Resolution vs. DA 50-135mm f2.8 - This comparison is much, much closer. To my eyes I think the resolution figures are the same. Both sharped up very well in Photoshop, though the contract might be higher with the Pentax.

Most of the reviews I saw criticized the Sigma at close focus distances and a 150mm. I've found that if you back the Sigma off a hair (to 145mm) the image quality improves, though not hugely. I think the Sigma should have had a slightly lower long focal length. At 135mm I think the two lenses are almost the same, it matters more where the focus point is than anything else.

b) Field of Focus - I've found the field curvature to be vary minor, and certainly nothing relevant. Though at 50mm there are better lenses for shooting brick walls and macro reproduction.

c) Bokeh - This is the one slight weakness of the Sigma, there is minor colour fringing in the highlights, though not terrible. Compared to the FA 50mm f1.4 this lens is far and away superior.

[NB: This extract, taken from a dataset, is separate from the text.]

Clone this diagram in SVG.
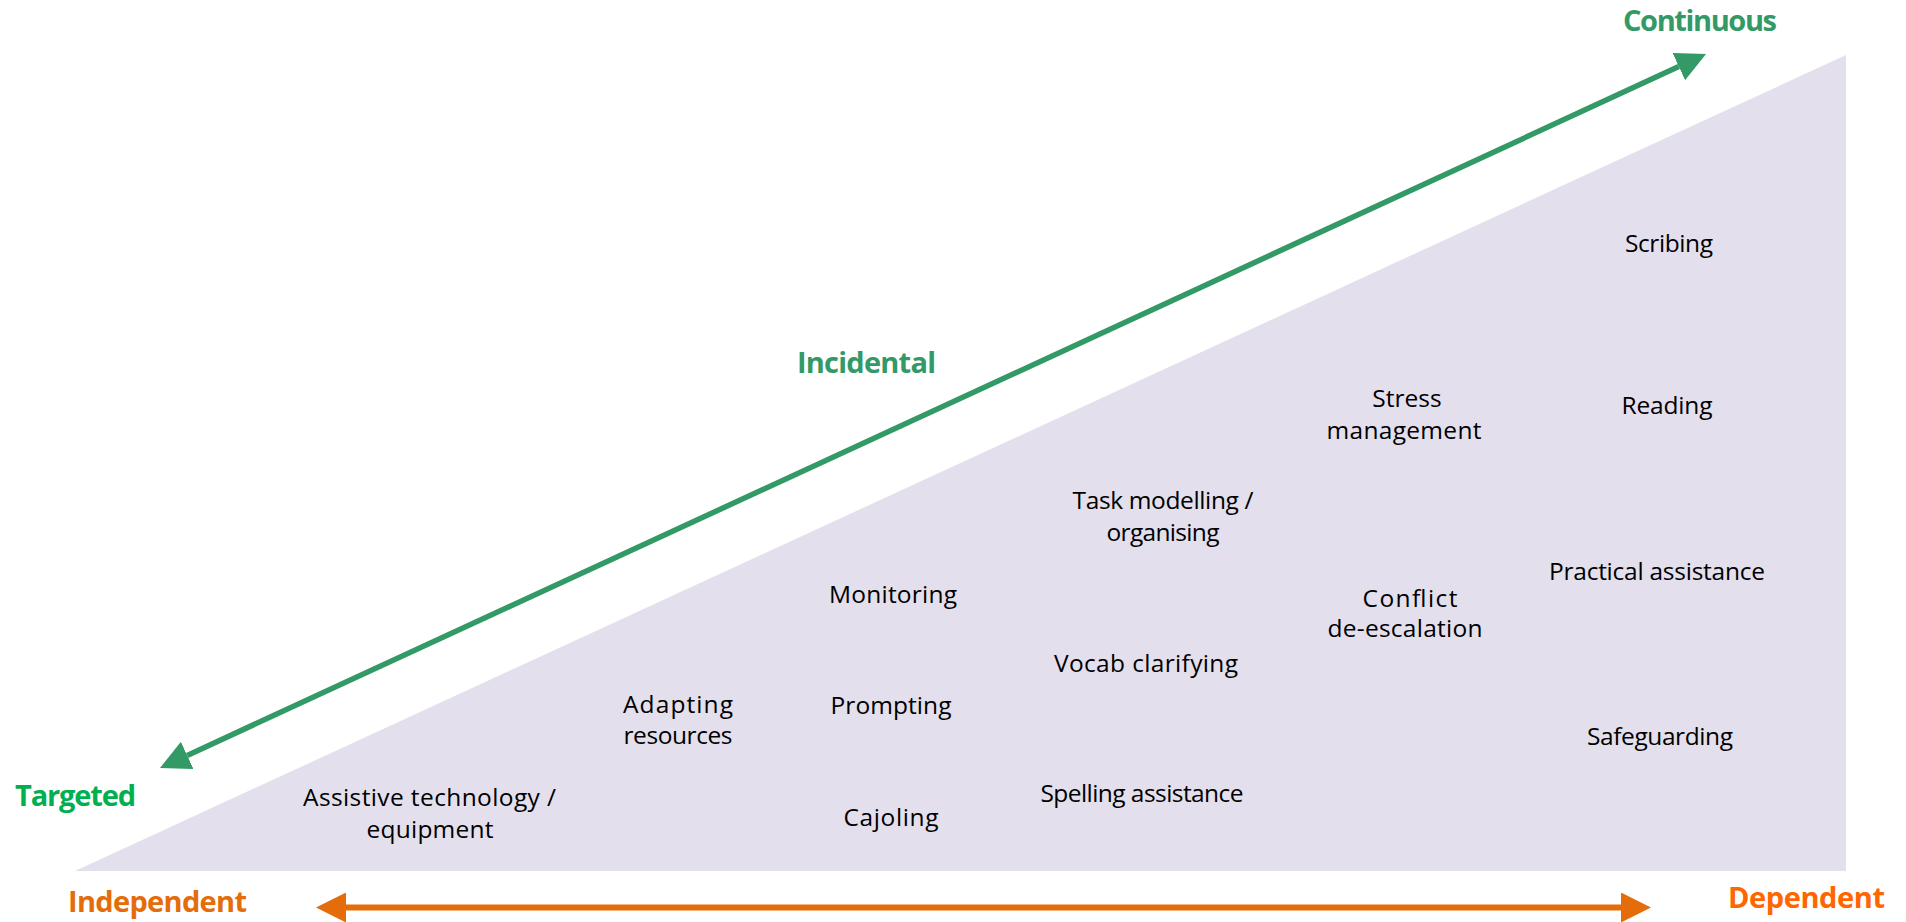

Personally I have always found the 50mm very busy and harsh and not at all pleasing (Personal choice).

Shooting against the Pentax 50-135mm f2.8 the bokeh is not as smooth and displays some minor colour fringing in blown highlights. However I found this excusable, it is just that the Pentax is so good. A forgivable weakness.


This lens is a no brainer at $400. Even at $800, I after handling this lens and the Pentax 50-135mm f2.8 at the same time I would have still chosen it.

If I had found the Pentax for the same price as the Sigma or if the Pentax was cheaper I would have picked differently.